Empires are falling
We are living in dangerous and decisive times — times of rupture, not routine. History is no longer moving quietly in the background, it is breaking open before our eyes. Empires that once declared themselves eternal are faltering, and the myths that sustained them are collapsing under the weight of their own contradictions.
I am a Jamaican baby boomer, born under the shadow of the British empire, when colonial rule still shaped our schools, our songs, and our sense of possibility. We were taught to sing “Rule, Britannia! Britannia, rule the waves” long after Britain’s moral authority had already begun to decay. We were trained to admire a Crown that extracted our labour, disciplined our bodies, and erased our past, calling the process civilisation.
Empire always spoke in the language of man, humanity, and freedom. Yet Jamaica experienced empire as plantations, chains, and terror. Sam Sharpe preached liberation and was executed. Paul Bogle marched for justice and was slaughtered. Emancipation came without land. Independence came without economic power. The contradiction was permanent: freedom proclaimed in theory, denied in practice.
Frantz Fanon, French West Indian psychiatrist and political philosopher, warned the colonised not to waste time in sterile litanies or nauseating mimicry. He urged us to leave Europe to its own fate, because Europe never stopped talking about “man” while murdering men wherever it found them — on its own streets and across the globe. For centuries it stifled almost the whole of humanity in the name of a so-called spiritual mission. Fanon foresaw the end point: a civilisation swaying between atomic destruction and spiritual disintegration.
Jamaica has lived this truth. Colonial education trained us to imitate Europe, not to transcend it. Development was defined as proximity to Western approval.

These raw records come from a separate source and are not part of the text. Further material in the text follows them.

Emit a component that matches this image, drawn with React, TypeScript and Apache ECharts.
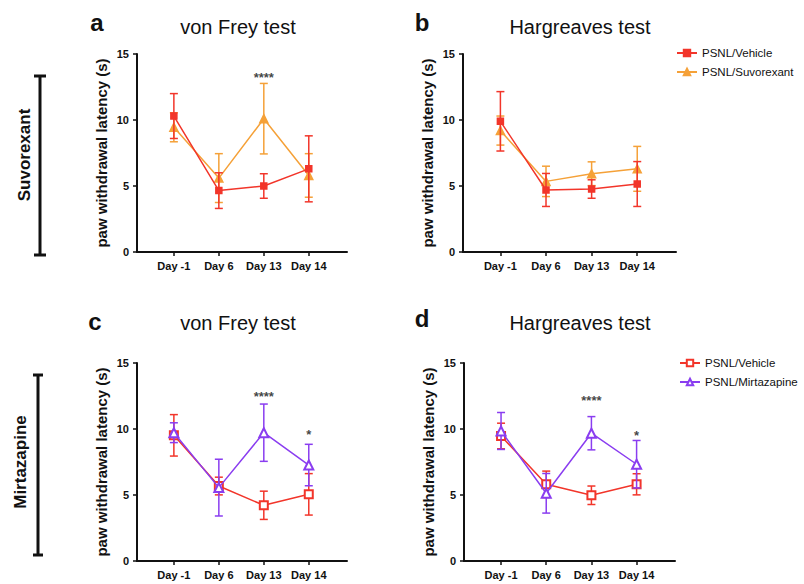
import React, { useEffect, useRef } from "react";
import * as echarts from "echarts";

const FONT = "'Liberation Sans', Arial, Helvetica, sans-serif";

const CATEGORIES = ["Day -1", "Day 6", "Day 13", "Day 14"];
const X_POS = [0, 1, 2, 3];
const Y_TICKS_MAX = 15;
const Y_INTERVAL = 5;

// Panel a: von Frey, Suvorexant
const aVehMean = [10.3, 4.65, 5.0, 6.3];
const aVehErr = [1.7, 1.35, 0.93, 2.5];
const aSuvMean = [9.45, 5.6, 10.1, 5.8];
const aSuvErr = [1.1, 1.85, 2.67, 1.65];
// Panel b: Hargreaves, Suvorexant
const bVehMean = [9.9, 4.7, 4.77, 5.15];
const bVehErr = [2.25, 1.25, 0.7, 1.7];
const bSuvMean = [9.2, 5.35, 5.93, 6.3];
const bSuvErr = [1.1, 1.15, 0.9, 1.7];
// Panel c: von Frey, Mirtazapine
const cVehMean = [9.52, 5.68, 4.22, 5.05];
const cVehErr = [1.57, 0.67, 1.07, 1.57];
const cMirMean = [9.72, 5.56, 9.72, 7.27];
const cMirErr = [0.75, 2.15, 2.17, 1.57];
// Panel d: Hargreaves, Mirtazapine
const dVehMean = [9.47, 5.81, 4.98, 5.81];
const dVehErr = [0.97, 1.0, 0.7, 0.8];
const dMirMean = [9.85, 5.13, 9.68, 7.33];
const dMirErr = [1.4, 1.5, 1.26, 1.8];

// significance marks: [x position, y value, text]
const sigA: [number, number, string][] = [[2, 13.25, "****"]];
const sigC: [number, number, string][] = [[2, 12.5, "****"], [3, 9.55, "*"]];
const sigD: [number, number, string][] = [[2, 12.15, "****"], [3, 9.5, "*"]];

const RED = "#f2352a";
const ORANGE = "#f5a138";
const PURPLE = "#8a3df0";

const PANEL_TITLES = ["von Frey test", "Hargreaves test", "von Frey test", "Hargreaves test"];
const PANEL_LETTERS = ["a", "b", "c", "d"];
const Y_NAME = "paw withdrawal latency (s)";

const GRIDS = [
  { left: 137, top: 54, width: 210, height: 198 },
  { left: 463, top: 54, width: 213, height: 198 },
  { left: 137, top: 363, width: 210, height: 198 },
  { left: 464, top: 363, width: 211, height: 198 },
];

function errRender(params: any, api: any) {
  const x = api.value(0);
  const lo = api.value(1);
  const hi = api.value(2);
  const top = api.coord([x, hi]);
  const bot = api.coord([x, lo]);
  const hw = 4;
  const style = { stroke: api.visual("color"), lineWidth: 1.5, fill: "none" };
  return {
    type: "group",
    children: [
      { type: "line", shape: { x1: top[0], y1: top[1], x2: bot[0], y2: bot[1] }, style },
      { type: "line", shape: { x1: top[0] - hw, y1: top[1], x2: top[0] + hw, y2: top[1] }, style },
      { type: "line", shape: { x1: bot[0] - hw, y1: bot[1], x2: bot[0] + hw, y2: bot[1] }, style },
    ],
  };
}

function makeSeries(
  idx: number,
  name: string,
  mean: number[],
  err: number[],
  color: string,
  symbol: string,
  symbolSize: number,
  z: number
) {
  return [
    {
      type: "custom",
      xAxisIndex: idx,
      yAxisIndex: idx,
      renderItem: errRender,
      itemStyle: { color },
      data: mean.map((m, j) => [X_POS[j], m - err[j], m + err[j]]),
      z: z,
      silent: true,
    },
    {
      type: "line",
      name,
      xAxisIndex: idx,
      yAxisIndex: idx,
      data: mean.map((m, j) => [X_POS[j], m]),
      symbol,
      symbolSize,
      showAllSymbol: true,
      lineStyle: { color, width: 1.5 },
      itemStyle: { color, borderColor: color, borderWidth: 1.5 },
      z: z + 1,
    },
  ];
}

function makeSig(idx: number, marks: [number, number, string][]) {
  return {
    type: "scatter",
    xAxisIndex: idx,
    yAxisIndex: idx,
    symbolSize: 1,
    itemStyle: { color: "rgba(0,0,0,0)" },
    data: marks.map((m) => ({ value: [m[0], m[1]], name: m[2] })),
    label: {
      show: true,
      position: "inside",
      formatter: "{b}",
      fontFamily: FONT,
      fontWeight: "bold",
      fontSize: 13,
      color: "#111",
    },
    silent: true,
    z: 10,
  };
}

export default function App() {
  const ref = useRef<HTMLDivElement>(null);
  useEffect(() => {
    if (!ref.current) return;
    const chart = echarts.init(ref.current, undefined, { renderer: "svg" });

    const xAxes = GRIDS.map((_, i) => ({
      gridIndex: i,
      type: "value",
      min: -0.82,
      max: 3.85,
      axisLine: { show: true, onZero: false, lineStyle: { color: "#111", width: 2 } },
      axisTick: { show: true, customValues: X_POS, length: 4, lineStyle: { color: "#111", width: 1.5 } },
      axisLabel: {
        customValues: X_POS,
        formatter: (v: number) => CATEGORIES[Math.round(v)] ?? "",
        fontFamily: FONT,
        fontWeight: "bold",
        fontSize: 11,
        color: "#111",
        margin: 8,
      },
      splitLine: { show: false },
    }));

    const yAxes = GRIDS.map((_, i) => ({
      gridIndex: i,
      type: "value",
      min: 0,
      max: Y_TICKS_MAX,
      interval: Y_INTERVAL,
      name: Y_NAME,
      nameLocation: "middle",
      nameGap: 28,
      nameTextStyle: { fontFamily: FONT, fontWeight: "bold", fontSize: 15, color: "#111" },
      axisLine: { show: true, onZero: false, lineStyle: { color: "#111", width: 2 } },
      axisTick: { show: true, length: 4, lineStyle: { color: "#111", width: 1.5 } },
      axisLabel: { fontFamily: FONT, fontWeight: "bold", fontSize: 11, color: "#111", margin: 8 },
      splitLine: { show: false },
    }));

    const series: any[] = [
      ...makeSeries(0, "PSNL/Suvorexant", aSuvMean, aSuvErr, ORANGE, "triangle", 8, 2),
      ...makeSeries(0, "PSNL/Vehicle", aVehMean, aVehErr, RED, "rect", 6, 4),
      makeSig(0, sigA),
      ...makeSeries(1, "PSNL/Suvorexant", bSuvMean, bSuvErr, ORANGE, "triangle", 8, 2),
      ...makeSeries(1, "PSNL/Vehicle", bVehMean, bVehErr, RED, "rect", 6, 4),
      ...makeSeries(2, "PSNL/Vehicle ", cVehMean, cVehErr, RED, "emptyRect", 8, 2),
      ...makeSeries(2, "PSNL/Mirtazapine", cMirMean, cMirErr, PURPLE, "emptyTriangle", 9, 4),
      makeSig(2, sigC),
      ...makeSeries(3, "PSNL/Vehicle ", dVehMean, dVehErr, RED, "emptyRect", 8, 2),
      ...makeSeries(3, "PSNL/Mirtazapine", dMirMean, dMirErr, PURPLE, "emptyTriangle", 9, 4),
      makeSig(3, sigD),
    ];

    const titlePos = [
      [238, 27],
      [580, 27],
      [238, 323],
      [580, 323],
    ];
    const letterPos = [
      [97, 22],
      [422, 22],
      [95, 321],
      [422, 318],
    ];

    const graphics: any[] = [];
    PANEL_TITLES.forEach((t, i) => {
      graphics.push({
        type: "text",
        x: titlePos[i][0],
        y: titlePos[i][1],
        style: {
          text: t,
          fontFamily: FONT,
          fontSize: 20,
          fill: "#111",
          align: "center",
          verticalAlign: "middle",
        },
      });
      graphics.push({
        type: "text",
        x: letterPos[i][0],
        y: letterPos[i][1],
        style: {
          text: PANEL_LETTERS[i],
          fontFamily: FONT,
          fontSize: 24,
          fontWeight: "bold",
          fill: "#111",
          align: "center",
          verticalAlign: "middle",
        },
      });
    });

    const sideLabels = [
      { text: "Suvorexant", x: 24, y: 155, bx: 40, y1: 76, y2: 255, cap: 6 },
      { text: "Mirtazapine", x: 20, y: 462, bx: 38, y1: 375, y2: 555, cap: 5 },
    ];
    sideLabels.forEach((s) => {
      graphics.push({
        type: "text",
        x: s.x,
        y: s.y,
        rotation: Math.PI / 2,
        style: {
          text: s.text,
          fontFamily: FONT,
          fontSize: 17,
          fontWeight: "bold",
          fill: "#111",
          align: "center",
          verticalAlign: "middle",
        },
      });
      const ls = { stroke: "#111", lineWidth: 3 };
      graphics.push({ type: "line", shape: { x1: s.bx, y1: s.y1, x2: s.bx, y2: s.y2 }, style: ls });
      graphics.push({ type: "line", shape: { x1: s.bx - s.cap, y1: s.y1, x2: s.bx + s.cap, y2: s.y1 }, style: ls });
      graphics.push({ type: "line", shape: { x1: s.bx - s.cap, y1: s.y2, x2: s.bx + s.cap, y2: s.y2 }, style: ls });
    });

    const legendText = { fontFamily: FONT, fontSize: 11.5, color: "#111" };
    chart.setOption({
      animation: false,
      backgroundColor: "#ffffff",
      grid: GRIDS.map((g) => ({ ...g, containLabel: false })),
      xAxis: xAxes,
      yAxis: yAxes,
      legend: [
        {
          data: ["PSNL/Vehicle", "PSNL/Suvorexant"],
          orient: "vertical",
          left: 671,
          top: 42,
          itemWidth: 20,
          itemHeight: 8,
          itemGap: 7,
          textStyle: legendText,
          selectedMode: false,
        },
        {
          data: ["PSNL/Vehicle ", "PSNL/Mirtazapine"],
          formatter: (n: string) => n.trim(),
          orient: "vertical",
          left: 674,
          top: 352,
          itemWidth: 20,
          itemHeight: 8,
          itemGap: 7,
          textStyle: legendText,
          selectedMode: false,
        },
      ],
      graphic: graphics,
      series,
    });
    return () => chart.dispose();
  }, []);
  return (
    <div
      ref={ref}
      style={{ position: "fixed", left: 0, top: 0, width: 804, height: 584, background: "#fff" }}
    />
  );
}
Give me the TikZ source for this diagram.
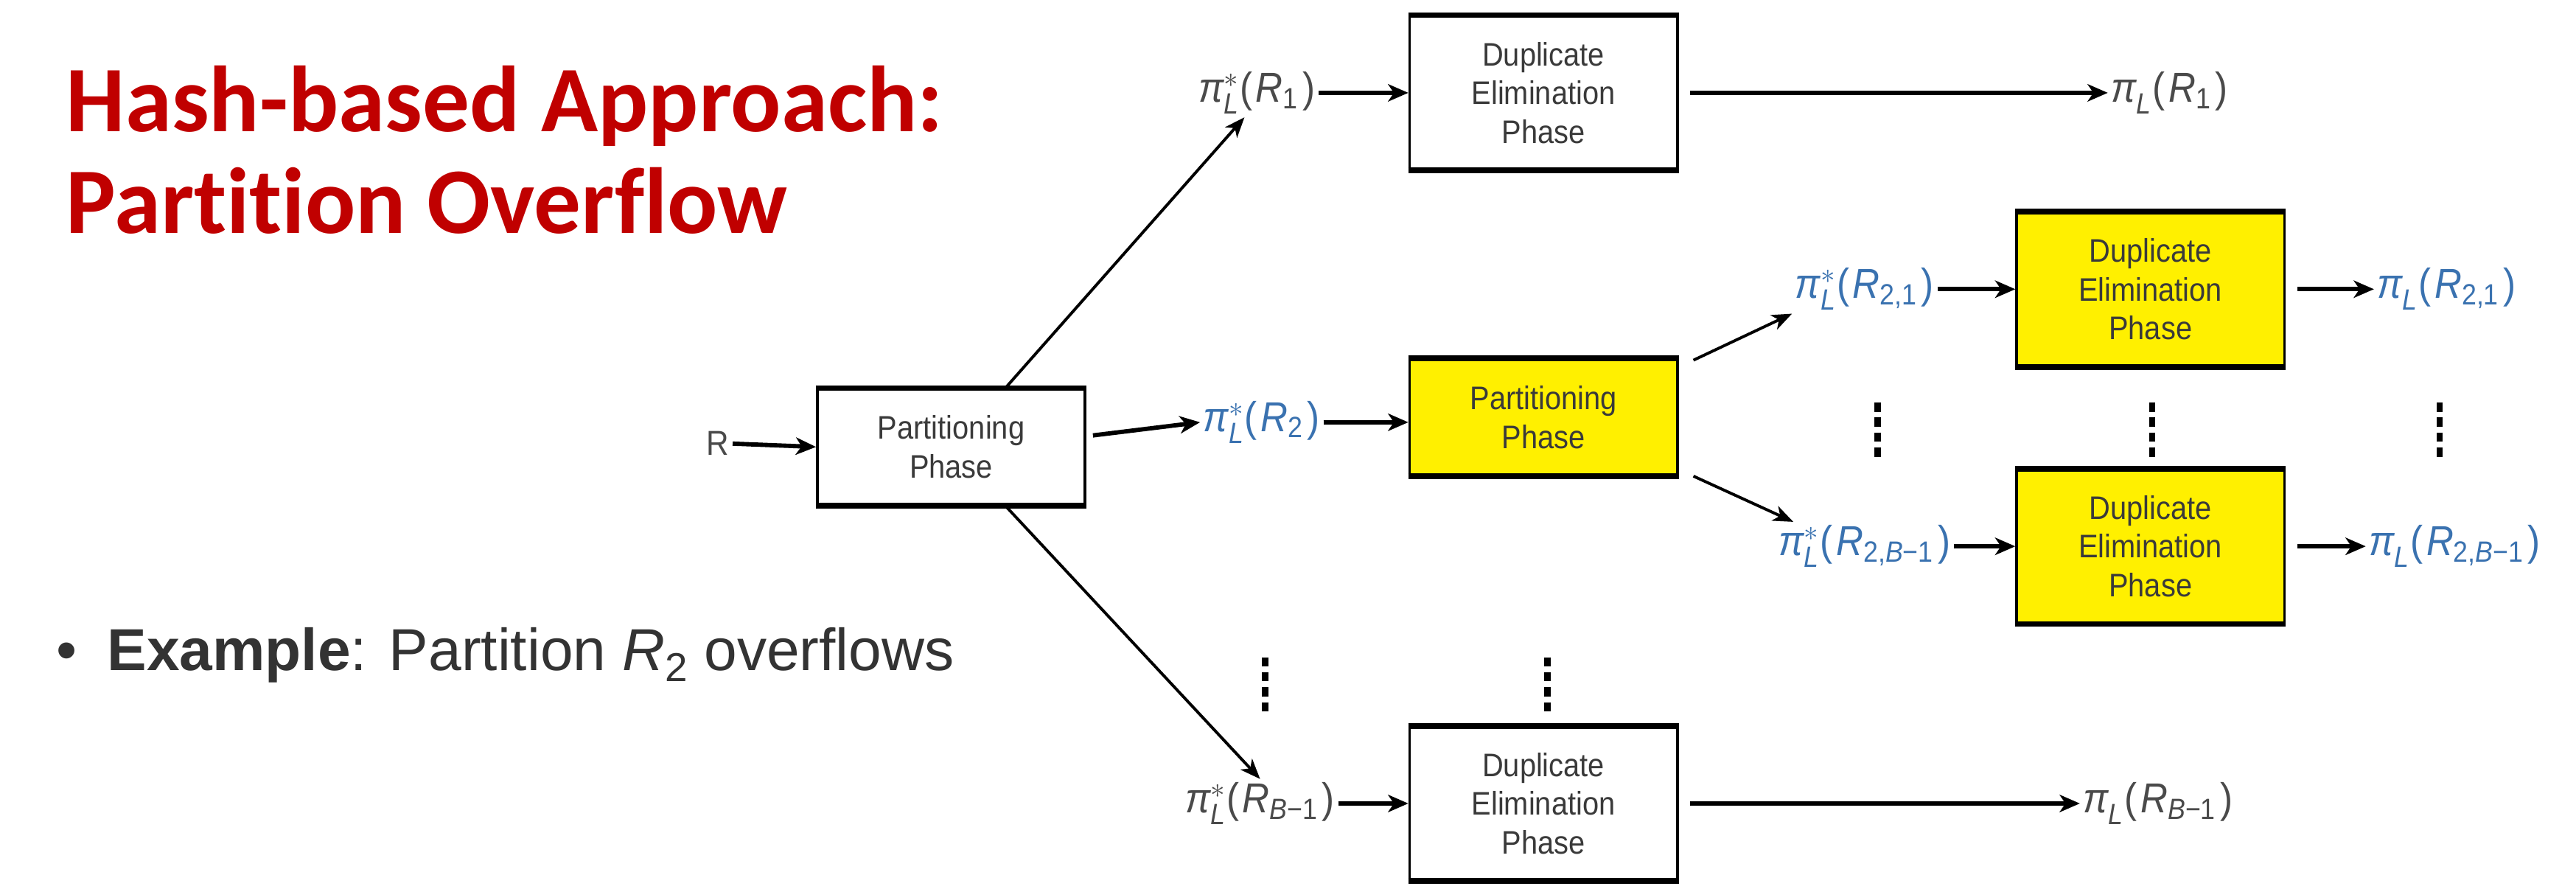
\documentclass[tikz,border=0pt]{standalone}
\usepackage{amsmath}
\usepackage{fontspec}
\usetikzlibrary{arrows.meta,calc}
\setmainfont{Liberation Sans}
\newfontfamily\titlefont[Ligatures=NoCommon]{Carlito}
\newfontfamily\diagfont[FakeStretch=0.9]{Liberation Sans}
\definecolor{titlered}{HTML}{C00000}
\definecolor{boxyellow}{HTML}{FFF000}
\definecolor{lblue}{HTML}{3A72B0}
\definecolor{tgray}{HTML}{3A3A3A}
\definecolor{lgray}{HTML}{4A4A4A}
\definecolor{bgray}{HTML}{333333}
% sans-italic projection labels
\newcommand\plab[3]{$\text{\itshape π}^{#1}_{\text{\itshape L}}\text{(\kern0.08em}\text{\itshape R}_{#2}\text{\kern0.08em)}$}
\begin{document}
\begin{tikzpicture}[x=0.02cm,y=-0.02cm,
  box/.style={draw=black, line width=0.9pt, minimum width=3.26cm, text=tgray, align=center,
    font=\diagfont\fontsize{11.3}{13.4}\selectfont, inner sep=0pt},
  pbox/.style={box, minimum height=1.4cm},
  dbox/.style={box, minimum height=1.86cm},
  ybox/.style={fill=boxyellow},
  lbl/.style={font=\diagfont\fontsize{14.5}{16}\selectfont, inner sep=1pt, text=lgray},
  blbl/.style={lbl, text=lblue},
  arr/.style={-{Stealth[length=7pt,width=6pt,inset=2pt]}, line width=1.5pt},
  darr/.style={-{Stealth[length=7pt,width=5.5pt,inset=2pt]}, line width=1pt},
  vdots/.style={line width=2.2pt, dash pattern=on 3.2pt off 2pt},
]
\useasboundingbox (0,0) rectangle (1568,541);

% title and bullet
\node (t1) [anchor=base west, inner sep=0pt, text=titlered, font=\titlefont\bfseries\fontsize{32.5}{36}\selectfont] at (40,80) {Hash-based Approach:};
\node (t2) [anchor=base west, inner sep=0pt, text=titlered, font=\titlefont\bfseries\fontsize{32.5}{36}\selectfont] at (40,142) {Partition Overflow};
\node (bul) [anchor=base west, inner sep=0pt, text=bgray, font=\fontsize{20.5}{24}\selectfont] at (34,408) {\textbullet};
\node (ex) [anchor=base west, inner sep=0pt, text=bgray, font=\fontsize{20.5}{24}\selectfont] at (65,408)
  {\textbf{Example}: Partition {\itshape R}\raisebox{-0.35ex}{\fontsize{14}{14}\selectfont 2} overflows};

% boxes
\node (P1) [pbox] at (579,272) {Partitioning\\Phase};
\node (D1) [dbox] at (939.5,56.5) {Duplicate\\Elimination\\Phase};
\node (YP) [pbox, ybox] at (939.5,254) {Partitioning\\Phase};
\node (DB) [dbox] at (939.5,489) {Duplicate\\Elimination\\Phase};
\node (YD1) [dbox, ybox] at (1309,176) {Duplicate\\Elimination\\Phase};
\node (YD2) [dbox, ybox] at (1309,332.5) {Duplicate\\Elimination\\Phase};
\foreach \n in {P1,D1,YP,DB,YD1,YD2}{
  \draw[line width=2pt] (\n.north west) -- (\n.north east) (\n.south west) -- (\n.south east);
}

% labels
\node (R) [lbl, font=\diagfont\fontsize{12}{14}\selectfont] at (437,270) {R};
\node (l1) [lbl] at (765,56.5) {\plab{*}{\text{1}}{}};
\node (o1) [lbl, anchor=west] at (1283,56.5) {\plab{}{\text{1}}{}};
\node (l2) [blbl] at (768,257) {\plab{*}{\text{2}}{}};
\node (l21) [blbl] at (1135,176) {\plab{*}{\text{2,1}}{}};
\node (o21) [blbl, anchor=west] at (1445,176) {\plab{}{\text{2,1}}{}};
\node (l2B) [blbl] at (1135,332.5) {\plab{*}{\text{2,\itshape B\upshape −1}}{}};
\node (o2B) [blbl, anchor=west] at (1440,332.5) {\plab{}{\text{2,\itshape B\upshape −1}}{}};
\node (lB) [lbl] at (767,489) {\plab{*}{\text{\itshape B\upshape −1}}{}};
\node (oB) [lbl, anchor=west] at (1266,489) {\plab{}{\text{\itshape B\upshape −1}}{}};

% connectors
\draw[arr] (R.east) -- (P1.west);
\draw[darr] ($(P1.north)!0.4!(P1.north east)$) -- ($(l1.south west)!0.4!(l1.south east)$);
\draw[arr] ($(P1.east)+(4,-7)$) -- (l2.west);
\draw[darr] ($(P1.south)!0.4!(P1.south east)$) -- ($(lB.north west)!0.5!(lB.north east)$);
\draw[arr] (l1.east) -- (l1.east -| D1.west);
\draw[arr] ($(D1.east)+(7,0)$) -- (o1.west);
\draw[arr] (l2.east) -- (l2.east -| YP.west);
\draw[darr] ($(YP.north east)+(9,1)$) -- (l21.south west);
\draw[darr] ($(YP.south east)+(9,0)$) -- ($(l2B.north west)!0.1!(l2B.north east)$);
\draw[arr] (l21.east) -- (l21.east -| YD1.west);
\draw[arr] ($(YD1.east)+(7,0)$) -- (o21.west);
\draw[arr] (l2B.east) -- (l2B.east -| YD2.west);
\draw[arr] ($(YD2.east)+(7,0)$) -- (o2B.west);
\draw[arr] (lB.east) -- (lB.east -| DB.west);
\draw[arr] ($(DB.east)+(7,0)$) -- (oB.west);

% vertical dots
\draw[vdots] (770,400) -- (770,433);
\draw[vdots] (942,400) -- (942,433);
\draw[vdots] (1143,245) -- (1143,278);
\draw[vdots] (1310,245) -- (1310,278);
\draw[vdots] (1485,245) -- (1485,278);
\end{tikzpicture}
\end{document}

Even after Independence, the colonial logic remained intact — external debt, structural adjustment, brain drain, cultural extraction, and an economy designed for consumption rather than production.
Empires, however, are not immortal. They obey a law older than any crown: rise, expansion, decadence, and collapse. Britain did not fall heroically, it declined quietly — through debt, irrelevance, and the slow erosion of legitimacy. The voice that once ruled the seas faded into a murmur.
But the sickness did not disappear. It migrated.
Two centuries ago a former European colony set out to catch up with Europe. It succeeded — too well. The United States absorbed Europe’s violence, racism, and appetite for domination, magnifying them to monstrous proportions. What we see today is not a new order, but an old one intensified: endless wars, financial predation, mass surveillance, and moral incoherence.
This is where the Jeffrey Epstein files matter. They are not gossip or sensational distraction. They are evidence of the decadence of a dying empire — an elite culture in which power circulates above the law, bodies are commodified, silence is bought, and institutions exist not to protect the vulnerable but to shield the powerful. This is what imperial collapse looks like at the top: corruption is normalised, impunity is entrenched, and moral bankruptcy is disguised as respectability.
Empires rarely collapse from outside pressure alone. They rot from within. Yet this is the civilisation Jamaica is still encouraged to admire and depend upon, even as its immigration policies harden, its borders close, and its welcome evaporates. Babylon’s message is unmistakable: Jamaicans are useful for labour, not belonging; for extraction, not dignity.
It is time to step out of Babylon, economically, mentally, and politically.
Western dominance is no longer uncontested. Its institutions are hollowing out. Its moral authority is exposed as selective and self-serving. As empire weakens, buried histories return — from the Inquisition to the Middle Passage, from colonial genocide to modern theatres of devastation. These are not anomalies, they are the system revealing itself.
At the same time, the long-suppressed African world is stirring. The so-called “dark continent” — demonised to justify its plunder — is asserting itself again, not as a charity case, but as a civilisational force with memory, resources, and destiny. As the psalmist declared: Ethiopia shall stretch forth her hands, not as symbolism, but as a movement.
For Jamaica, this moment demands clarity, not caution. We cannot cling to a collapsing order and expect dignity. We cannot continue to sing imperial songs in a post-imperial world and call it progress. We cannot measure our worth by proximity to powers that are themselves unravelling.
This is the hour of decision.
Decolonisation must move beyond flags and rhetoric to substance — land, production, technology, food security, energy sovereignty, and intellectual independence. It must mean breaking dependency, rebuilding productive capacity, investing in African and Caribbean solidarity, and reclaiming history as a weapon of liberation rather than a source of shame.
Empires are falling. New possibilities are rising. History has opened a door. This time, Jamaica must walk through it, not as an echo of Europe, not as a satellite of Babylon, but as a conscious actor in the making of a new world.